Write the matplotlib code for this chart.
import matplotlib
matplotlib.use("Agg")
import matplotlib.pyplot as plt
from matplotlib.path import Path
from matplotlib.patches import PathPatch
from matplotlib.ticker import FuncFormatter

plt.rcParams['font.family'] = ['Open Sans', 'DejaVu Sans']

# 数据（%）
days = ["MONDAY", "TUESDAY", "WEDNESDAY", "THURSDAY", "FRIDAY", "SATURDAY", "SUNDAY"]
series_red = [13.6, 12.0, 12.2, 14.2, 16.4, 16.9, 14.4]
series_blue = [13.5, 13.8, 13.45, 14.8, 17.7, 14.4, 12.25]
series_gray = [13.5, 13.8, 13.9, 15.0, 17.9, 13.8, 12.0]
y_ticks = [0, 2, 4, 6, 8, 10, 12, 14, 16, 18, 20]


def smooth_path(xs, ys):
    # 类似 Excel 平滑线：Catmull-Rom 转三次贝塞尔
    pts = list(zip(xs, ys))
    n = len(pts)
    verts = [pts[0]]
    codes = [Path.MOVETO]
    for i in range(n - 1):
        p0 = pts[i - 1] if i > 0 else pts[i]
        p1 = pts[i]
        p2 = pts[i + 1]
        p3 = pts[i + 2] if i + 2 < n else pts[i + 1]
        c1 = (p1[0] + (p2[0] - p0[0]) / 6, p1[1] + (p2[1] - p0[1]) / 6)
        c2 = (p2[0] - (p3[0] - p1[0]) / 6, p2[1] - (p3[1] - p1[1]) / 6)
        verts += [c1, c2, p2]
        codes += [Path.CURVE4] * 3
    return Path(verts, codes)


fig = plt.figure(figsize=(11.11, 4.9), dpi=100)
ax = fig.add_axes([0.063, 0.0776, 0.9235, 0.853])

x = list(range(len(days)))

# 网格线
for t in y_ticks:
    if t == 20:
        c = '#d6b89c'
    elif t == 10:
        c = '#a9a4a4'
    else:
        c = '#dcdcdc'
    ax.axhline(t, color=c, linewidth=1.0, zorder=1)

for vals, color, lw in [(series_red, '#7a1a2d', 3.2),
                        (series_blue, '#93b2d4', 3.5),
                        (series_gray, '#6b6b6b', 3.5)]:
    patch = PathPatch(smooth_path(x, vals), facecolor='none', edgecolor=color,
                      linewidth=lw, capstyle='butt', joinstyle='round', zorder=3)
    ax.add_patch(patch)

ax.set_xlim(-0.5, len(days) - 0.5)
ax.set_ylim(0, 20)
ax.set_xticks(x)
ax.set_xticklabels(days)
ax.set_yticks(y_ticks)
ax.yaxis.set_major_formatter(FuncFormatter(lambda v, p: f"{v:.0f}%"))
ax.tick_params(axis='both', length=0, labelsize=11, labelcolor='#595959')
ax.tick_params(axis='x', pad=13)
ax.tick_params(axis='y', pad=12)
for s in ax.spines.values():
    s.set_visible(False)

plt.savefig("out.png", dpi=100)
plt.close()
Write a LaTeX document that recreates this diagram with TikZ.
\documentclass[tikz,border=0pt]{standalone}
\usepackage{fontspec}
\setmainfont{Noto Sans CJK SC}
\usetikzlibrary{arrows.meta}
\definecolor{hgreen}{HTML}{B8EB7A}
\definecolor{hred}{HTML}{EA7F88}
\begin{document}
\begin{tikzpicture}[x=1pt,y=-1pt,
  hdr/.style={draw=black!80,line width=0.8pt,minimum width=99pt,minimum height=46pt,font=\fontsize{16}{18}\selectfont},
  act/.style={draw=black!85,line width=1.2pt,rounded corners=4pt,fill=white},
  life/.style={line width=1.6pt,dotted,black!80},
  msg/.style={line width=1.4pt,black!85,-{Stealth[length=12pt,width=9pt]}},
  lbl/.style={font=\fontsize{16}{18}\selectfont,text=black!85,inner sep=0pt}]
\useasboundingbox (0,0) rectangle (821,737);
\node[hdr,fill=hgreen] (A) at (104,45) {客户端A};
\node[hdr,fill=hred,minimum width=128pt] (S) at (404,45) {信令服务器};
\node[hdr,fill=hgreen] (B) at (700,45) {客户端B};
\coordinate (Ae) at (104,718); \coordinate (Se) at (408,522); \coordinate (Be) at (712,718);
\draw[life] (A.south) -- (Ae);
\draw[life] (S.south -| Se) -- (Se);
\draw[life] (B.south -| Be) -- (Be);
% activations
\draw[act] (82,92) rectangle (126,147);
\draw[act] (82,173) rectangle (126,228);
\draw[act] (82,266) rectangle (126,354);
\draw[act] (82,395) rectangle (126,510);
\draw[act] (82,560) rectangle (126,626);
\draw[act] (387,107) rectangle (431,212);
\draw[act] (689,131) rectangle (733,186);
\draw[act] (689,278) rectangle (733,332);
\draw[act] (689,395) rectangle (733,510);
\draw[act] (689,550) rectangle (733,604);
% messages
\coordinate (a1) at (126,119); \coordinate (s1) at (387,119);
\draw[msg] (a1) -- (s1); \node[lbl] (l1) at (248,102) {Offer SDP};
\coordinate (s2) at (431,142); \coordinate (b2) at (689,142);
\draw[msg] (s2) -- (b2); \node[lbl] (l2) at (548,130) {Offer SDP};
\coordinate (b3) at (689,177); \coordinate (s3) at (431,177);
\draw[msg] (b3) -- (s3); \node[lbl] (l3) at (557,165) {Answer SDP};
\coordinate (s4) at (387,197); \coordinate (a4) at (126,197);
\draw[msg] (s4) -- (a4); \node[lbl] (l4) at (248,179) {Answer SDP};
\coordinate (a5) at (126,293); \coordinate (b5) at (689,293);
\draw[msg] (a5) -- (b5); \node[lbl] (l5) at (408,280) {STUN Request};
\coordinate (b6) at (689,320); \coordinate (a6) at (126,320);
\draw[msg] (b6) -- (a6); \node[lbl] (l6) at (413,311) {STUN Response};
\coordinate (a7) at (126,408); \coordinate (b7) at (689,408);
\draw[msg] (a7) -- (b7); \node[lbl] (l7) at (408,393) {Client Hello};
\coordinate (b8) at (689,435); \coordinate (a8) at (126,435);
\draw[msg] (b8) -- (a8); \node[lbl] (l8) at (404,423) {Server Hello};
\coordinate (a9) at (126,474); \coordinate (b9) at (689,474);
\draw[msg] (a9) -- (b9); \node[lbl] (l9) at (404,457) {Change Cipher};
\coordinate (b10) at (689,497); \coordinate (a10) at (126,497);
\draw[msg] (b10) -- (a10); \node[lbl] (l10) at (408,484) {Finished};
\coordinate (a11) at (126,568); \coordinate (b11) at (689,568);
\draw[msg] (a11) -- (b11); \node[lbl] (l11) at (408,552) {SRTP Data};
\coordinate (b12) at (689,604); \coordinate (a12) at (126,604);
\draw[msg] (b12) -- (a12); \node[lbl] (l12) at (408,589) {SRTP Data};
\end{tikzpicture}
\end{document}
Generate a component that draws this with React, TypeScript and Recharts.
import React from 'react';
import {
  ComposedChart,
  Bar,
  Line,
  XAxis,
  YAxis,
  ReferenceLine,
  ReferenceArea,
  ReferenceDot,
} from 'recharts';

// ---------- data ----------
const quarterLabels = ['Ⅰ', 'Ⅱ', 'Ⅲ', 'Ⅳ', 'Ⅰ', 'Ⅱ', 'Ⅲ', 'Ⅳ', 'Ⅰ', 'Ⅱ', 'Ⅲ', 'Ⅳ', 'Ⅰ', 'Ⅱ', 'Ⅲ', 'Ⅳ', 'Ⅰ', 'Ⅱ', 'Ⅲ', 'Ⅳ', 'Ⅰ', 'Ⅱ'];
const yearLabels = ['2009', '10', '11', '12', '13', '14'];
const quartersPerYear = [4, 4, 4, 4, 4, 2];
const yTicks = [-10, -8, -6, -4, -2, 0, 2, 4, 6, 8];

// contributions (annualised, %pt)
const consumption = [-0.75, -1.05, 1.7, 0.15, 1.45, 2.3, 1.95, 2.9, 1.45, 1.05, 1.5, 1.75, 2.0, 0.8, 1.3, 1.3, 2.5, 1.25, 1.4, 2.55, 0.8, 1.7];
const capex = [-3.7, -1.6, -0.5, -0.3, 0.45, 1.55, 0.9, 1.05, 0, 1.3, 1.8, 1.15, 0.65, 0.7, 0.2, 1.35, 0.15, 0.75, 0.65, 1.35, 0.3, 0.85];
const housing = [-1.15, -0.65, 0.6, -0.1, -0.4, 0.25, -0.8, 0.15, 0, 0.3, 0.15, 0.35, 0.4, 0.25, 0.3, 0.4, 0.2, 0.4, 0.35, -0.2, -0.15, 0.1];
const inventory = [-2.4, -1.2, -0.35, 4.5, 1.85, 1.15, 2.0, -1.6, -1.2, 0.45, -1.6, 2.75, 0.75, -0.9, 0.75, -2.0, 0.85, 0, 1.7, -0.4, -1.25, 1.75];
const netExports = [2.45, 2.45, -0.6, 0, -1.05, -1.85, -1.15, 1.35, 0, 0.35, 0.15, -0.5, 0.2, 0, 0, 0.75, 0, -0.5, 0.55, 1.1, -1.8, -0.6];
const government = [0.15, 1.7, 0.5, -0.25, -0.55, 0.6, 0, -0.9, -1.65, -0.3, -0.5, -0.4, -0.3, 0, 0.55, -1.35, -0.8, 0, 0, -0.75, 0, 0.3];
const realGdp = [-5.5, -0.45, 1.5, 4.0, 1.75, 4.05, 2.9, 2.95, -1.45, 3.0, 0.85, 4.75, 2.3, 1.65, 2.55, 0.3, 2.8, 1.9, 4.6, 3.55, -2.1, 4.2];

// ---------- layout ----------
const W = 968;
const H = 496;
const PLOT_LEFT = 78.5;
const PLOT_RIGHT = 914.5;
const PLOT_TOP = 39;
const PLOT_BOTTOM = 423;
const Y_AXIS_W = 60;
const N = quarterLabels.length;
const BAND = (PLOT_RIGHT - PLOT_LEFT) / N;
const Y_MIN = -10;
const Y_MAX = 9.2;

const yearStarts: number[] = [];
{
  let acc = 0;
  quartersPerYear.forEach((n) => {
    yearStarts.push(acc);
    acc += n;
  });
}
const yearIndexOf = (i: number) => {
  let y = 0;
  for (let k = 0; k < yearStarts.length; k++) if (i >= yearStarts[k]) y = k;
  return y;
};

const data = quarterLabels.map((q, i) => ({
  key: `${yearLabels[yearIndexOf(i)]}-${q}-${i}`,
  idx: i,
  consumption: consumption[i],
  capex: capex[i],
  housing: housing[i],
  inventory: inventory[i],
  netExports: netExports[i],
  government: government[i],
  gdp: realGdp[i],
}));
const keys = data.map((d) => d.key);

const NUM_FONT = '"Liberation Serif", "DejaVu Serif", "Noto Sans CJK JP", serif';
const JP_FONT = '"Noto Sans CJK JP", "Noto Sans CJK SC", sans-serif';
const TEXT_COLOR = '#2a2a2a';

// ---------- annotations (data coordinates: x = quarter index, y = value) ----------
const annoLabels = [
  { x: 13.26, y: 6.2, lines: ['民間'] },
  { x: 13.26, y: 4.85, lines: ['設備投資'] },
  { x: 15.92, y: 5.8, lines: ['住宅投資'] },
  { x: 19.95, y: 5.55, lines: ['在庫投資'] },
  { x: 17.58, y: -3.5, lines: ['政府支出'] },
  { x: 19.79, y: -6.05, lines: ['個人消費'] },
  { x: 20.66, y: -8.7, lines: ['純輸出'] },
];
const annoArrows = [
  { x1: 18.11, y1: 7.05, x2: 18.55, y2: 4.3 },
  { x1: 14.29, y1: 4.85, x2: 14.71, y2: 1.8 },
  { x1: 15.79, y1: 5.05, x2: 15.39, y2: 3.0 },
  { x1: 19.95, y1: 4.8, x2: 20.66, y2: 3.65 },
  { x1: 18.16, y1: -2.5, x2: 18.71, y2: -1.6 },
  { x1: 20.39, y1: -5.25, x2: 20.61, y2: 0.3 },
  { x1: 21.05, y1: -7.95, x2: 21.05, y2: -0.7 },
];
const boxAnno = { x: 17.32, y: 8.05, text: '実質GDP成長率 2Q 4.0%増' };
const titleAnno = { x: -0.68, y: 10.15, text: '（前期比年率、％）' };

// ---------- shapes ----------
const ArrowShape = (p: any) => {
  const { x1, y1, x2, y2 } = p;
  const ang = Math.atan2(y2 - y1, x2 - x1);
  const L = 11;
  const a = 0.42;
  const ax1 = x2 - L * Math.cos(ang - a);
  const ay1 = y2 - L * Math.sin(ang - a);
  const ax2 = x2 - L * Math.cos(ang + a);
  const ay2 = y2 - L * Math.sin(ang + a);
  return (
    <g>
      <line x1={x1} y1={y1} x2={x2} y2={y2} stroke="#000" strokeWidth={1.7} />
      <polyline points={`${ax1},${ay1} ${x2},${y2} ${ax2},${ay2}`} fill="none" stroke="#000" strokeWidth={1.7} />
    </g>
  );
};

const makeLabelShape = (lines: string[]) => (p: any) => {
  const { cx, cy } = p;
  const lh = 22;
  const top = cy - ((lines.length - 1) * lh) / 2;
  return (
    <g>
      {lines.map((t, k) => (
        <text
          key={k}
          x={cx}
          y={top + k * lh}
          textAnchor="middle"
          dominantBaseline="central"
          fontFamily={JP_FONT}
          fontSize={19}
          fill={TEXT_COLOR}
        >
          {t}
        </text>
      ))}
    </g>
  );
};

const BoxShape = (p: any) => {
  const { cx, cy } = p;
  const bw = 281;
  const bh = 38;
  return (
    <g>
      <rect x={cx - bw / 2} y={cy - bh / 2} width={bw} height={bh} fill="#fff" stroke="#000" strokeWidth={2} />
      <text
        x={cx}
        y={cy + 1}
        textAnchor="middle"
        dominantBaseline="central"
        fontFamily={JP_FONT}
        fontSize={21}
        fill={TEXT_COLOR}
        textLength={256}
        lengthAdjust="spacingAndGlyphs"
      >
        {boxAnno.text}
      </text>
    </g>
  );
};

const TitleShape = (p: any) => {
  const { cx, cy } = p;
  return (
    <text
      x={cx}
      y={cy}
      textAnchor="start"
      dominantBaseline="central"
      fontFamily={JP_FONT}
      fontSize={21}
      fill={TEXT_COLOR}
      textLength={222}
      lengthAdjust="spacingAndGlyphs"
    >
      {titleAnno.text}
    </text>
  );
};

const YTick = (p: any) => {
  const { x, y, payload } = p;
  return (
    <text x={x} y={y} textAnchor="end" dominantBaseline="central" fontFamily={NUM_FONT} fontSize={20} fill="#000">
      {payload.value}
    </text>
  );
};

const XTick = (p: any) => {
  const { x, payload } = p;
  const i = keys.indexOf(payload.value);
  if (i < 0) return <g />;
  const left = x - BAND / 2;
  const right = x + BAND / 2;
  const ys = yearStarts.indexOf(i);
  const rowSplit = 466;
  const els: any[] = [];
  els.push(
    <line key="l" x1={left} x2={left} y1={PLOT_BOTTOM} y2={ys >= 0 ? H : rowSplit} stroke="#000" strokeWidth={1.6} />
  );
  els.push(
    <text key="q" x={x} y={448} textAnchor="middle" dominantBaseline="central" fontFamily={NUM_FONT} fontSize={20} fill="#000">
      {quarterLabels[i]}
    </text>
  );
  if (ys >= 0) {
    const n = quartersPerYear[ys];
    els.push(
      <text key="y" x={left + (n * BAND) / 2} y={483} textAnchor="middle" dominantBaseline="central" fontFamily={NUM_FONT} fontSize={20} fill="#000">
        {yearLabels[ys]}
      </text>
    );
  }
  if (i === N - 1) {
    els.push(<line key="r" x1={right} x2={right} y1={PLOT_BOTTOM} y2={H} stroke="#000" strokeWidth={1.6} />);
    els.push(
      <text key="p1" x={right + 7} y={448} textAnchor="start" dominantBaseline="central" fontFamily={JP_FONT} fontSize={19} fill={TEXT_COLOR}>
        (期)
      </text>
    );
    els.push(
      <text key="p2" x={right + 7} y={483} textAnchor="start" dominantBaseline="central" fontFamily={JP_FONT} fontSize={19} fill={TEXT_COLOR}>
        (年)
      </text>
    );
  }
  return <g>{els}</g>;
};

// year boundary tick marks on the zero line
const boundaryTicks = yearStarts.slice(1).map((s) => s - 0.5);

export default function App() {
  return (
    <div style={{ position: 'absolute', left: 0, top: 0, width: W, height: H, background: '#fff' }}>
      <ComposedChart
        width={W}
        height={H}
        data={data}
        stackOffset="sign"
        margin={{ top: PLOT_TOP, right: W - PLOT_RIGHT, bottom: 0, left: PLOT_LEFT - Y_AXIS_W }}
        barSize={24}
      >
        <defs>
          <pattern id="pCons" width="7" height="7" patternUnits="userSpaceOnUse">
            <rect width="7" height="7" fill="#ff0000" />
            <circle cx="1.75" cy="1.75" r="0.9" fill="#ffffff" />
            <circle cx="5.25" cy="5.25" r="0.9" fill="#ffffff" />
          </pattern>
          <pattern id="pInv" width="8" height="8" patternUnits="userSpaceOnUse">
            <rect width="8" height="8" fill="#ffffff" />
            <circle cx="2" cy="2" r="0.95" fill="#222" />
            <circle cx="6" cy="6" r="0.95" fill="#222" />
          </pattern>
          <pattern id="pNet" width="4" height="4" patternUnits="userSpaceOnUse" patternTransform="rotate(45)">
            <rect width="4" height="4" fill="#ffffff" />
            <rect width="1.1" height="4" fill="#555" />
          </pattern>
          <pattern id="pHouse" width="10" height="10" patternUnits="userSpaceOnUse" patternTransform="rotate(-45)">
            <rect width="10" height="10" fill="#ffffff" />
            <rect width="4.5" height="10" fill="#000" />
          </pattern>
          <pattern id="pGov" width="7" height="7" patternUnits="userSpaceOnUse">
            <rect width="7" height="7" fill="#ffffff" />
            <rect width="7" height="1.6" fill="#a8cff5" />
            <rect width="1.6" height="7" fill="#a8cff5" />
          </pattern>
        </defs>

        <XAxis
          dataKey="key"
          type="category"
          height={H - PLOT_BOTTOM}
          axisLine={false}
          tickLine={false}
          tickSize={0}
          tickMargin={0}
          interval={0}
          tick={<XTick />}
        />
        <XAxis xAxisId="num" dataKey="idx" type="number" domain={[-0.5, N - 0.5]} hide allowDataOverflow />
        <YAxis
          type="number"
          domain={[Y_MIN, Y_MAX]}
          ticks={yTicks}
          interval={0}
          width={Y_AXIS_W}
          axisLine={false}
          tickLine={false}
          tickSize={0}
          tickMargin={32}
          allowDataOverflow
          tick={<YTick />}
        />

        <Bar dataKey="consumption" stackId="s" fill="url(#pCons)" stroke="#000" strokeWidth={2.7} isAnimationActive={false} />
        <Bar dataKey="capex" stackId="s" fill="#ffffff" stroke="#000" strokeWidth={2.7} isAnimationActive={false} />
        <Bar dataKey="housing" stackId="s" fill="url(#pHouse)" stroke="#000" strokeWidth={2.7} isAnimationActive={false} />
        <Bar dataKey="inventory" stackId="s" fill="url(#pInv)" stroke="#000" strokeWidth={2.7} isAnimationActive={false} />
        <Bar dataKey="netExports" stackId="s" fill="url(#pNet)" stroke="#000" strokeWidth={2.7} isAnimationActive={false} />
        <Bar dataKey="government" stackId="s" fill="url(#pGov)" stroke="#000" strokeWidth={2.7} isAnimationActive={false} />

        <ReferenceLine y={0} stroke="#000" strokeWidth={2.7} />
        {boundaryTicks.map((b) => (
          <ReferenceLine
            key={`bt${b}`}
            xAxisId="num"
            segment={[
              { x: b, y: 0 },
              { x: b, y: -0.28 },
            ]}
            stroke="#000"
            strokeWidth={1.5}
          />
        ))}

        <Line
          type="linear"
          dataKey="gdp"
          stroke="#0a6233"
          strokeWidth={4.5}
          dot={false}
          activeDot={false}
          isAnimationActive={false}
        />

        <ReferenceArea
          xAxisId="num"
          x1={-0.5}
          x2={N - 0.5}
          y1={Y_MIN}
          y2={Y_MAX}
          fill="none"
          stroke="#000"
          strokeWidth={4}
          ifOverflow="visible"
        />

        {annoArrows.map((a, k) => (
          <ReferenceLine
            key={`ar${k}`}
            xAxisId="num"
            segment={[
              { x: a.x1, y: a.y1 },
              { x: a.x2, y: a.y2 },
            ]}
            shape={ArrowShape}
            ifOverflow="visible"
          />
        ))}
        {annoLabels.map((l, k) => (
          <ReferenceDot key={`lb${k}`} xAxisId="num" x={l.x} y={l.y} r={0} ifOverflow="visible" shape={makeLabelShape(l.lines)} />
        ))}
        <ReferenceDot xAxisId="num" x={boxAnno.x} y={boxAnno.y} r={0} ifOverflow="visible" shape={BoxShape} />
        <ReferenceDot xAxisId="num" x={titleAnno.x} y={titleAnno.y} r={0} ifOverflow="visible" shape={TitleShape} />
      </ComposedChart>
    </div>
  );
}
******
■ What is expected
Look through the entries above; copy every line holding the string "matplotlib".

■ Written response
Write the matplotlib code for this chart.
import matplotlib
matplotlib.use("Agg")
import matplotlib.pyplot as plt
from matplotlib.path import Path
from matplotlib.patches import PathPatch
from matplotlib.ticker import FuncFormatter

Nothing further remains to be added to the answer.